#### Task objective
Line by line, repeat the data below exactly, beginning at the first line and ending at the line with "from matplotlib.patches import Rectangle". Omit pictures.

#### Data segment

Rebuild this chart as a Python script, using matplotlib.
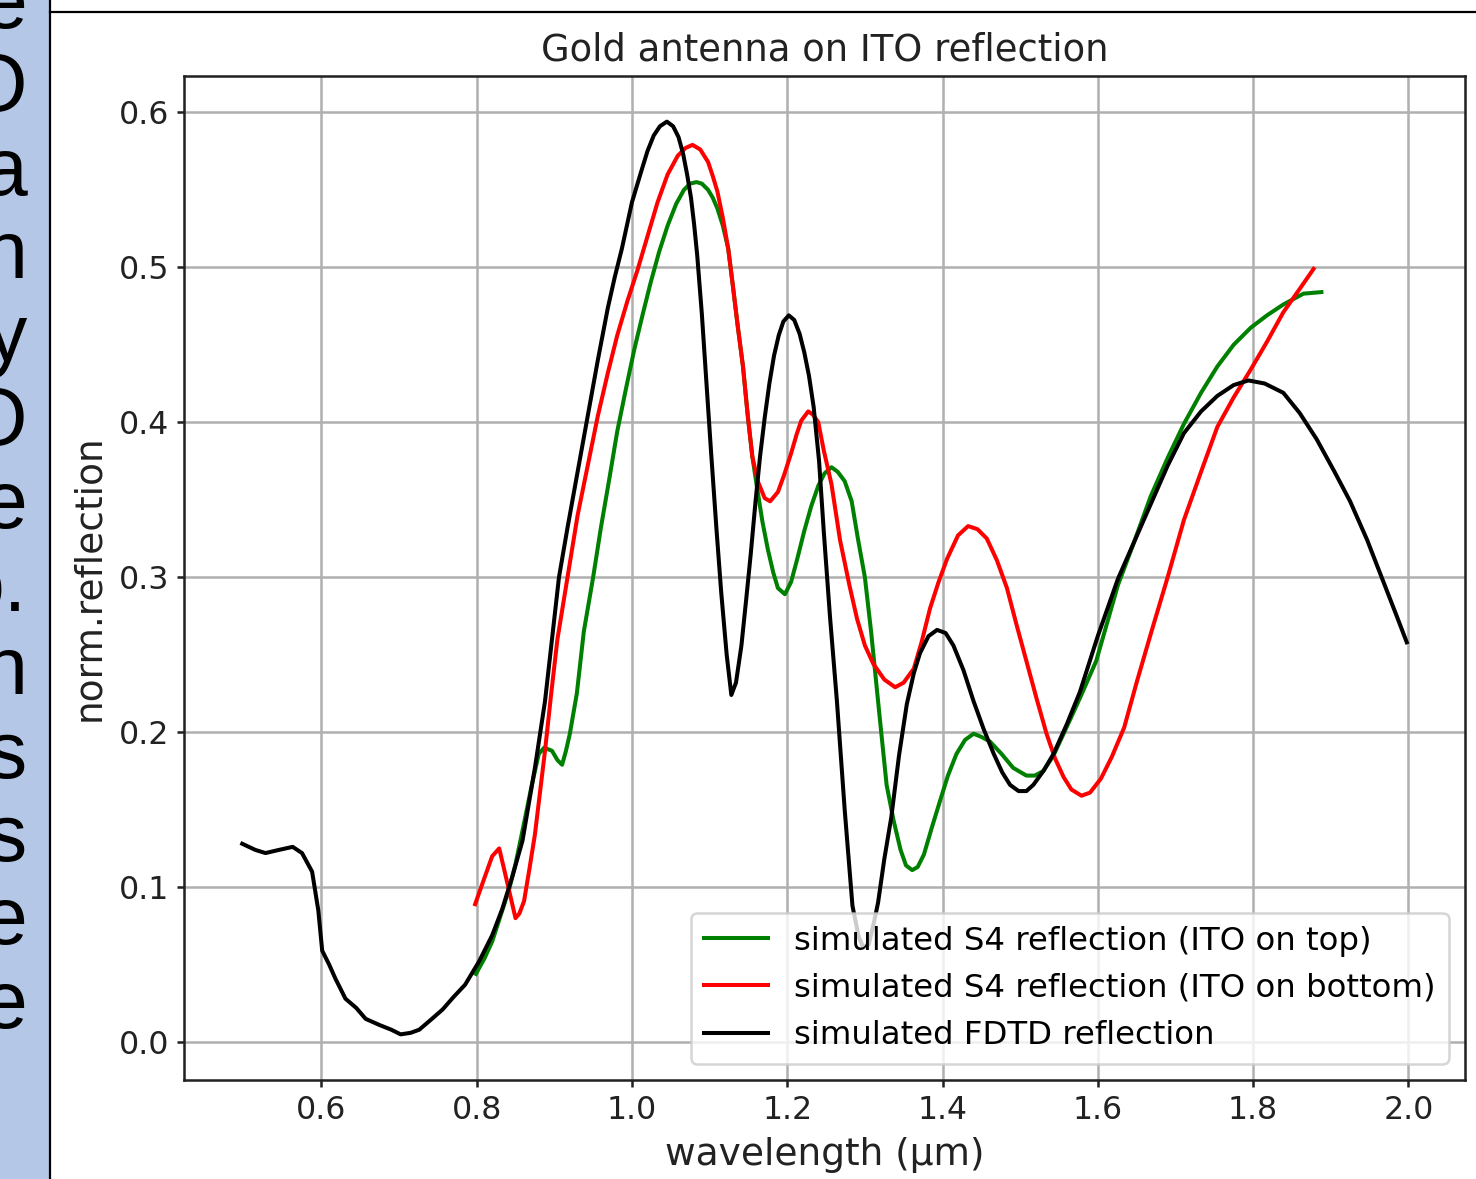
import matplotlib
matplotlib.use("Agg")
import matplotlib.pyplot as plt
from matplotlib.lines import Line2D
from matplotlib.patches import Rectangle

# FDTD reflection (black)
fdtd_wl = [0.498, 0.515, 0.528, 0.545, 0.563, 0.575, 0.588, 0.596, 0.601, 0.610,
           0.618, 0.631, 0.645, 0.657, 0.675, 0.690, 0.702, 0.715, 0.726, 0.740,
           0.756, 0.770, 0.785, 0.803, 0.820, 0.833, 0.846, 0.859, 0.875, 0.888,
           0.897, 0.906, 0.917, 0.930, 0.943, 0.956, 0.969, 0.978, 0.987, 1.000,
           1.012, 1.020, 1.028, 1.036, 1.045, 1.053, 1.060, 1.066, 1.071, 1.076,
           1.080, 1.084, 1.090, 1.096, 1.102, 1.109, 1.115, 1.122, 1.128, 1.134,
           1.141, 1.147, 1.153, 1.159, 1.165, 1.171, 1.177, 1.183, 1.189, 1.195,
           1.202, 1.209, 1.216, 1.222, 1.228, 1.234, 1.241, 1.247, 1.255, 1.264,
           1.274, 1.284, 1.292, 1.298, 1.305, 1.312, 1.317, 1.325, 1.334, 1.344,
           1.354, 1.363, 1.371, 1.382, 1.393, 1.404, 1.414, 1.427, 1.440, 1.453,
           1.466, 1.477, 1.487, 1.498, 1.508, 1.517, 1.530, 1.543, 1.560, 1.577,
           1.600, 1.626, 1.647, 1.668, 1.690, 1.711, 1.733, 1.754, 1.775, 1.794,
           1.815, 1.839, 1.860, 1.882, 1.905, 1.925, 1.947, 1.968, 1.985, 1.998]
fdtd_r = [0.128, 0.124, 0.122, 0.124, 0.126, 0.122, 0.110, 0.085, 0.059, 0.050,
          0.041, 0.028, 0.022, 0.015, 0.011, 0.008, 0.005, 0.006, 0.008, 0.014,
          0.021, 0.029, 0.037, 0.052, 0.069, 0.086, 0.107, 0.130, 0.177, 0.220,
          0.260, 0.300, 0.332, 0.368, 0.404, 0.440, 0.474, 0.494, 0.512, 0.542,
          0.562, 0.575, 0.585, 0.591, 0.594, 0.591, 0.584, 0.573, 0.560, 0.545,
          0.528, 0.508, 0.470, 0.425, 0.380, 0.330, 0.290, 0.250, 0.224, 0.232,
          0.256, 0.285, 0.315, 0.348, 0.378, 0.403, 0.425, 0.443, 0.456, 0.465,
          0.469, 0.466, 0.457, 0.445, 0.430, 0.410, 0.375, 0.330, 0.275, 0.220,
          0.150, 0.088, 0.068, 0.061, 0.063, 0.078, 0.090, 0.118, 0.145, 0.185,
          0.218, 0.238, 0.251, 0.262, 0.266, 0.264, 0.256, 0.240, 0.220, 0.202,
          0.186, 0.174, 0.166, 0.162, 0.162, 0.166, 0.175, 0.186, 0.205, 0.226,
          0.262, 0.299, 0.323, 0.347, 0.372, 0.393, 0.407, 0.417, 0.424, 0.427,
          0.425, 0.419, 0.406, 0.389, 0.368, 0.349, 0.324, 0.297, 0.275, 0.258]

# S4, ITO on top (green)
top_wl = [0.799, 0.810, 0.820, 0.831, 0.842, 0.850, 0.858, 0.871, 0.880, 0.887,
          0.897, 0.904, 0.910, 0.915, 0.920, 0.929, 0.938, 0.950, 0.960, 0.971,
          0.981, 0.992, 1.003, 1.014, 1.024, 1.035, 1.046, 1.057, 1.067, 1.075,
          1.083, 1.090, 1.098, 1.104, 1.110, 1.117, 1.124, 1.130, 1.136, 1.143,
          1.149, 1.155, 1.162, 1.168, 1.175, 1.182, 1.188, 1.197, 1.205, 1.213,
          1.222, 1.231, 1.240, 1.248, 1.257, 1.265, 1.274, 1.283, 1.291, 1.300,
          1.308, 1.318, 1.328, 1.337, 1.346, 1.353, 1.361, 1.368, 1.376, 1.386,
          1.397, 1.407, 1.418, 1.429, 1.440, 1.450, 1.461, 1.476, 1.491, 1.508,
          1.519, 1.530, 1.543, 1.556, 1.577, 1.598, 1.626, 1.647, 1.668, 1.690,
          1.711, 1.733, 1.754, 1.775, 1.797, 1.818, 1.839, 1.865, 1.888]
top_r = [0.044, 0.054, 0.065, 0.082, 0.099, 0.115, 0.134, 0.166, 0.186, 0.190,
         0.188, 0.182, 0.179, 0.188, 0.199, 0.225, 0.265, 0.300, 0.332, 0.364,
         0.394, 0.421, 0.447, 0.470, 0.490, 0.510, 0.527, 0.541, 0.550, 0.554,
         0.555, 0.554, 0.550, 0.545, 0.538, 0.527, 0.512, 0.488, 0.463, 0.436,
         0.405, 0.378, 0.355, 0.336, 0.318, 0.303, 0.293, 0.289, 0.297, 0.312,
         0.330, 0.346, 0.359, 0.367, 0.371, 0.368, 0.362, 0.349, 0.325, 0.300,
         0.265, 0.215, 0.166, 0.143, 0.124, 0.114, 0.111, 0.113, 0.121, 0.138,
         0.156, 0.172, 0.186, 0.195, 0.199, 0.197, 0.194, 0.186, 0.177, 0.172,
         0.172, 0.175, 0.185, 0.199, 0.222, 0.246, 0.295, 0.323, 0.352, 0.377,
         0.399, 0.419, 0.436, 0.450, 0.461, 0.469, 0.476, 0.483, 0.484]

# S4, ITO on bottom (red)
bot_wl = [0.798, 0.810, 0.820, 0.829, 0.837, 0.850, 0.855, 0.861, 0.868, 0.875,
          0.888, 0.896, 0.904, 0.917, 0.930, 0.943, 0.956, 0.969, 0.981, 0.994,
          1.007, 1.020, 1.033, 1.046, 1.059, 1.069, 1.078, 1.088, 1.098, 1.104,
          1.110, 1.117, 1.124, 1.130, 1.136, 1.143, 1.149, 1.155, 1.162, 1.171,
          1.178, 1.188, 1.196, 1.205, 1.212, 1.218, 1.227, 1.233, 1.240, 1.247,
          1.257, 1.268, 1.280, 1.290, 1.300, 1.311, 1.325, 1.339, 1.350, 1.363,
          1.373, 1.384, 1.395, 1.406, 1.420, 1.433, 1.445, 1.457, 1.470, 1.483,
          1.495, 1.508, 1.521, 1.534, 1.545, 1.556, 1.566, 1.579, 1.590, 1.604,
          1.618, 1.634, 1.650, 1.668, 1.690, 1.711, 1.733, 1.754, 1.775, 1.797,
          1.818, 1.839, 1.860, 1.878]
bot_r = [0.089, 0.106, 0.120, 0.125, 0.108, 0.080, 0.083, 0.091, 0.112, 0.134,
         0.188, 0.225, 0.260, 0.300, 0.340, 0.372, 0.404, 0.432, 0.456, 0.478,
         0.498, 0.520, 0.542, 0.560, 0.572, 0.577, 0.579, 0.576, 0.568, 0.559,
         0.549, 0.532, 0.512, 0.488, 0.463, 0.436, 0.405, 0.378, 0.362, 0.351,
         0.349, 0.355, 0.366, 0.380, 0.392, 0.401, 0.407, 0.405, 0.400, 0.382,
         0.360, 0.324, 0.295, 0.273, 0.256, 0.244, 0.234, 0.229, 0.232, 0.241,
         0.258, 0.280, 0.297, 0.312, 0.327, 0.333, 0.331, 0.325, 0.311, 0.293,
         0.270, 0.246, 0.222, 0.199, 0.183, 0.171, 0.163, 0.159, 0.161, 0.170,
         0.184, 0.203, 0.232, 0.263, 0.300, 0.337, 0.368, 0.397, 0.416, 0.434,
         0.452, 0.471, 0.486, 0.499]

labels = ["simulated S4 reflection (ITO on top)",
          "simulated S4 reflection (ITO on bottom)",
          "simulated FDTD reflection"]

# cut-off letters of the slide text on the left
side_letters = ["e", "O", "a", "n", "y", "O", "e", "o.", "n", "s", "s", "e", "e"]

W, H = 1476, 1179
s = 2.28  # scale of the original figure

fig = plt.figure(figsize=(W / 100, H / 100), dpi=100)

# slide background bits
fig.patches.append(Rectangle((0, 0), 50 / W, 1, transform=fig.transFigure,
                             facecolor="#b4c7e7", edgecolor="none", zorder=0))
fig.add_artist(Line2D([50 / W, 50 / W], [0, 1], color="black", lw=1.6,
                      transform=fig.transFigure))
fig.add_artist(Line2D([50 / W, 1], [1 - 12 / H, 1 - 12 / H], color="black", lw=1.6,
                      transform=fig.transFigure))
for i, ch in enumerate(side_letters):
    base = 28 + 83.3 * i
    fig.text(27 / W, 1 - base / H, ch, ha="right", va="baseline",
             fontsize=58, family="Liberation Sans", color="black")

ax = fig.add_axes([184 / W, 1 - 1080 / H, (1465 - 184) / W, (1080 - 76) / H])
ax.plot(top_wl, top_r, color="g", lw=2.9, label=labels[0])
ax.plot(bot_wl, bot_r, color="r", lw=2.9, label=labels[1])
ax.plot(fdtd_wl, fdtd_r, color="k", lw=2.9, label=labels[2])

ax.grid(True, color="#b0b0b0", lw=0.8 * s)
ax.set_xticks([0.6, 0.8, 1.0, 1.2, 1.4, 1.6, 1.8, 2.0])
ax.set_yticks([0.0, 0.1, 0.2, 0.3, 0.4, 0.5, 0.6])
ax.tick_params(labelsize=10 * s, length=5, width=0.8 * s, pad=5.8,
               colors="#222222", labelcolor="#222222")
for sp in ax.spines.values():
    sp.set_linewidth(0.8 * s)
    sp.set_color("#222222")

ax.set_title("Gold antenna on ITO reflection", fontsize=26.6, pad=11, color="#222222")
ax.set_xlabel("wavelength (µm)", fontsize=27, labelpad=8, color="#222222")
ax.set_ylabel("norm.reflection", fontsize=27, labelpad=8, color="#222222")

leg = ax.legend(loc="lower right", fontsize=23.3, framealpha=0.8)
leg.get_frame().set_linewidth(0.8 * s)

fig.savefig("out.png", dpi=100)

#### Output of the exercise
Rebuild this chart as a Python script, using matplotlib.
import matplotlib
matplotlib.use("Agg")
import matplotlib.pyplot as plt
from matplotlib.lines import Line2D
from matplotlib.patches import Rectangle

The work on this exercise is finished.